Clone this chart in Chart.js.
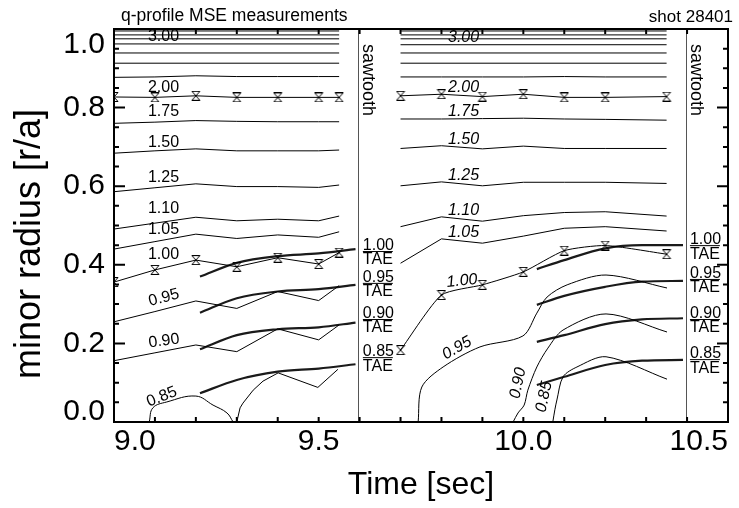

---

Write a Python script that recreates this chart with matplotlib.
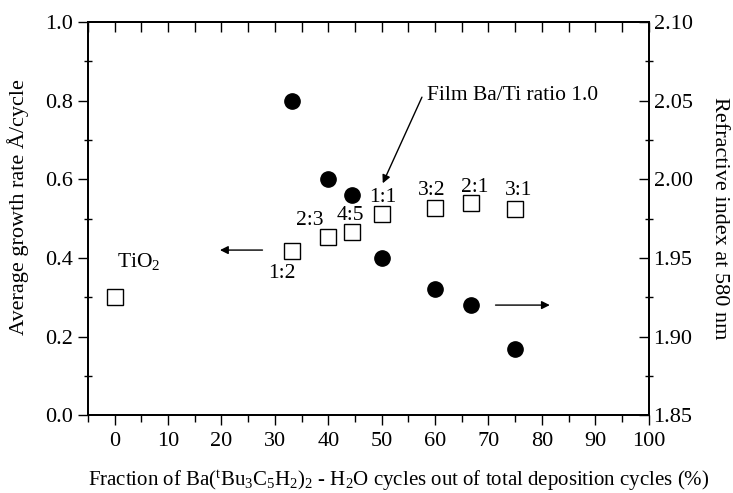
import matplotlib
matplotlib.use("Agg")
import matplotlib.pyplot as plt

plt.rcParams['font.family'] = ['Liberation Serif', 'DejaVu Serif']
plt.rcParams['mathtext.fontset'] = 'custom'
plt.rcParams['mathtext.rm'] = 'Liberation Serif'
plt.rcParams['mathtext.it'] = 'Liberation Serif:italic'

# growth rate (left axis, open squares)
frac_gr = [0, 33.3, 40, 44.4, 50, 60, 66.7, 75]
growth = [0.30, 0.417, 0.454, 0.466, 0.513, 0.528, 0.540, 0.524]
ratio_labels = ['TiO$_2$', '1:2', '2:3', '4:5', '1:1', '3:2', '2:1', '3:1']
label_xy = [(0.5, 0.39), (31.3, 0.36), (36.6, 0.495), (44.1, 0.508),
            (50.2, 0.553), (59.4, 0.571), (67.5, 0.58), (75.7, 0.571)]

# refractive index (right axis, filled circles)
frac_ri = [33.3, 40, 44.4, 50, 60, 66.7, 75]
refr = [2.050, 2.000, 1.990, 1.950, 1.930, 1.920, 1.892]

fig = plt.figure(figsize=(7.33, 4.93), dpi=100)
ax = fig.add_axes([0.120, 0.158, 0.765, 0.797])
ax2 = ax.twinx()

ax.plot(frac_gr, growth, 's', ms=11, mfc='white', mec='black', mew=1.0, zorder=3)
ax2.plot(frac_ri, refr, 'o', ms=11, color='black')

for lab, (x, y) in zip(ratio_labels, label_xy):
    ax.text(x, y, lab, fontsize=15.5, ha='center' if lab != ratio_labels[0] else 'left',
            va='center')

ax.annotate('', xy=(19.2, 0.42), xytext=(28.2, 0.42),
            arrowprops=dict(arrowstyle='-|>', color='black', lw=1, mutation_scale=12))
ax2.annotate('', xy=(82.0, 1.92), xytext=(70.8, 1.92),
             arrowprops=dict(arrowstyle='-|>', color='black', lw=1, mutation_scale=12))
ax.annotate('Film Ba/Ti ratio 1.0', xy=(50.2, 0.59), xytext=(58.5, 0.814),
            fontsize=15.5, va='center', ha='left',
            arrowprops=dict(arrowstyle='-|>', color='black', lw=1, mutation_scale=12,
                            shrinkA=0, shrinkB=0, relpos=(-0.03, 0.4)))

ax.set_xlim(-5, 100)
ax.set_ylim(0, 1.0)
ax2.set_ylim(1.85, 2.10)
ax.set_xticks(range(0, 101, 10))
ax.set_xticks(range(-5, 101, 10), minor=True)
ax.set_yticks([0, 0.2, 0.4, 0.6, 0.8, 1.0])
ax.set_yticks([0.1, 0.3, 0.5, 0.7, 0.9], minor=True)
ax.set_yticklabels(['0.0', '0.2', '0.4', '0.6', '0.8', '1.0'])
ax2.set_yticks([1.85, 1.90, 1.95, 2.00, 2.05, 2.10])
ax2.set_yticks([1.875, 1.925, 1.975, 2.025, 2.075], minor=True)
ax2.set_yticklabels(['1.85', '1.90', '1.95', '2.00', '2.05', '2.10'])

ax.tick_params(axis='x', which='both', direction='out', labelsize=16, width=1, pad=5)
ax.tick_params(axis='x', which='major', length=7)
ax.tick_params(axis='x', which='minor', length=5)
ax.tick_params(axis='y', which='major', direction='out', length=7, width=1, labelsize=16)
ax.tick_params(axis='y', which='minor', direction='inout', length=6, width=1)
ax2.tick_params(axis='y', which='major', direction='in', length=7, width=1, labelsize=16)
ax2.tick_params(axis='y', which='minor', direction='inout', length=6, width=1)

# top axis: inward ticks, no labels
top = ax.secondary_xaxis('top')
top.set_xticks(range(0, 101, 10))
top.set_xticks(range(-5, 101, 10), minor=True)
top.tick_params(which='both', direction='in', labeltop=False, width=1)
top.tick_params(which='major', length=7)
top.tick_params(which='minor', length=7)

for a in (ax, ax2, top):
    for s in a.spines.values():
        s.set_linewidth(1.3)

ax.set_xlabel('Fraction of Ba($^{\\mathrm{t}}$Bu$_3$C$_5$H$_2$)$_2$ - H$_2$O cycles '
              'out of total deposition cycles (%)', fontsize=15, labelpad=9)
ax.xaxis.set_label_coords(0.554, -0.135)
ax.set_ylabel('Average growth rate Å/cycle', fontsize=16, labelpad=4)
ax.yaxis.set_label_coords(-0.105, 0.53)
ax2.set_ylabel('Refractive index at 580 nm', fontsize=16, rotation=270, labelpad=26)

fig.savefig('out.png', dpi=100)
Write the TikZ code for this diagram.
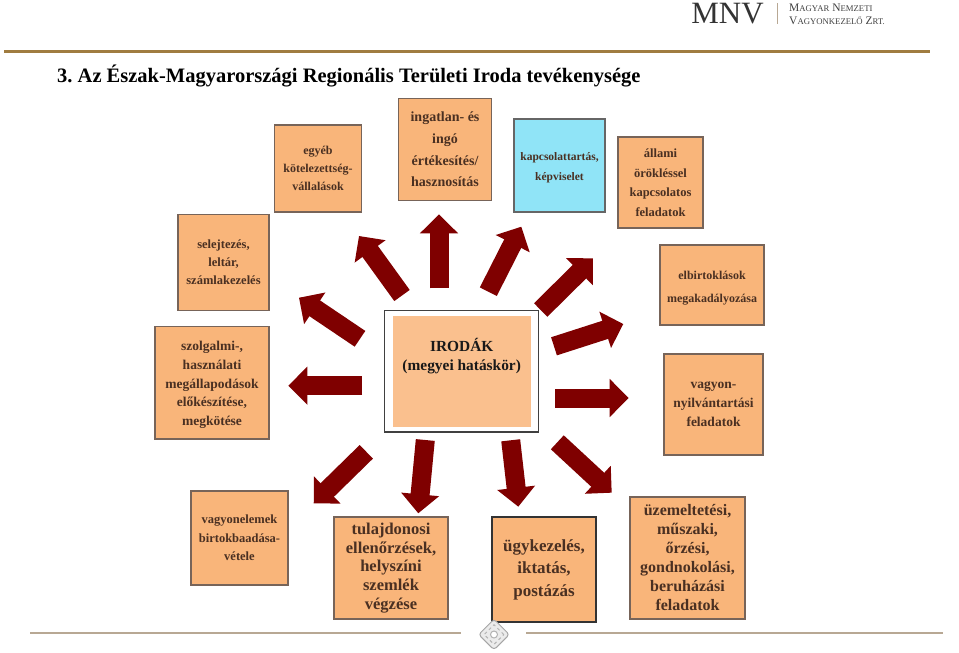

--

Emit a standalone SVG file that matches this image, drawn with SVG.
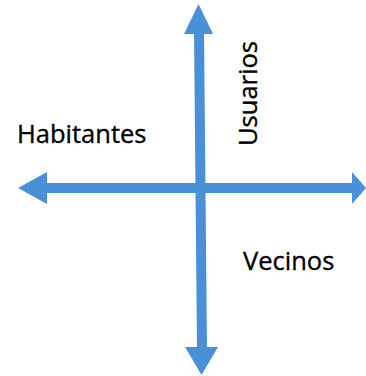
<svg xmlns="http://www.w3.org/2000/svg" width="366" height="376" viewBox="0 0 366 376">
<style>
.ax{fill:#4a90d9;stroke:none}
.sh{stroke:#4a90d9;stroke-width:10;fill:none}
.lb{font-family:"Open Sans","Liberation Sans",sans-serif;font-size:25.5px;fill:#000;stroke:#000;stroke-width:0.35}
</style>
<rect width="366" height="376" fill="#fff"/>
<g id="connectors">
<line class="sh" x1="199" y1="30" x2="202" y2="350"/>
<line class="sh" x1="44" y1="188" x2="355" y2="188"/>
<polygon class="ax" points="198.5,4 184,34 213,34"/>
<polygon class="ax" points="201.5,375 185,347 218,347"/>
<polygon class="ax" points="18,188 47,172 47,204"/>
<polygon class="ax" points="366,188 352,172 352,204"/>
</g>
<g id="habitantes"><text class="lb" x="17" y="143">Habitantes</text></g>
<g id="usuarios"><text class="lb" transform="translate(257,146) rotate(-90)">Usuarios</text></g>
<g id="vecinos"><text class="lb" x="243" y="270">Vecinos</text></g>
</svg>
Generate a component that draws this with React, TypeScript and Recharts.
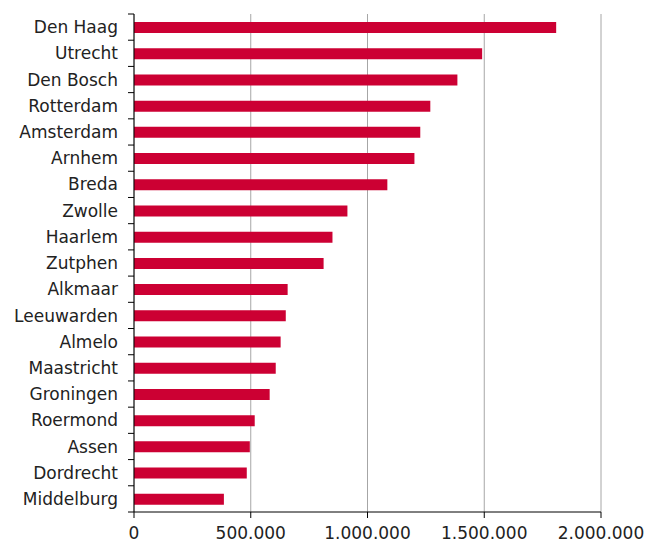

→ YOUR TASK
Copy out all lines that carry the word "with".

→ COMPLETE OUTPUT
Write a Python script that recreates this chart with matplotlib.
Emit a standalone SVG file that matches this image, drawn with SVG.
Generate a component that draws this with React, TypeScript and Recharts.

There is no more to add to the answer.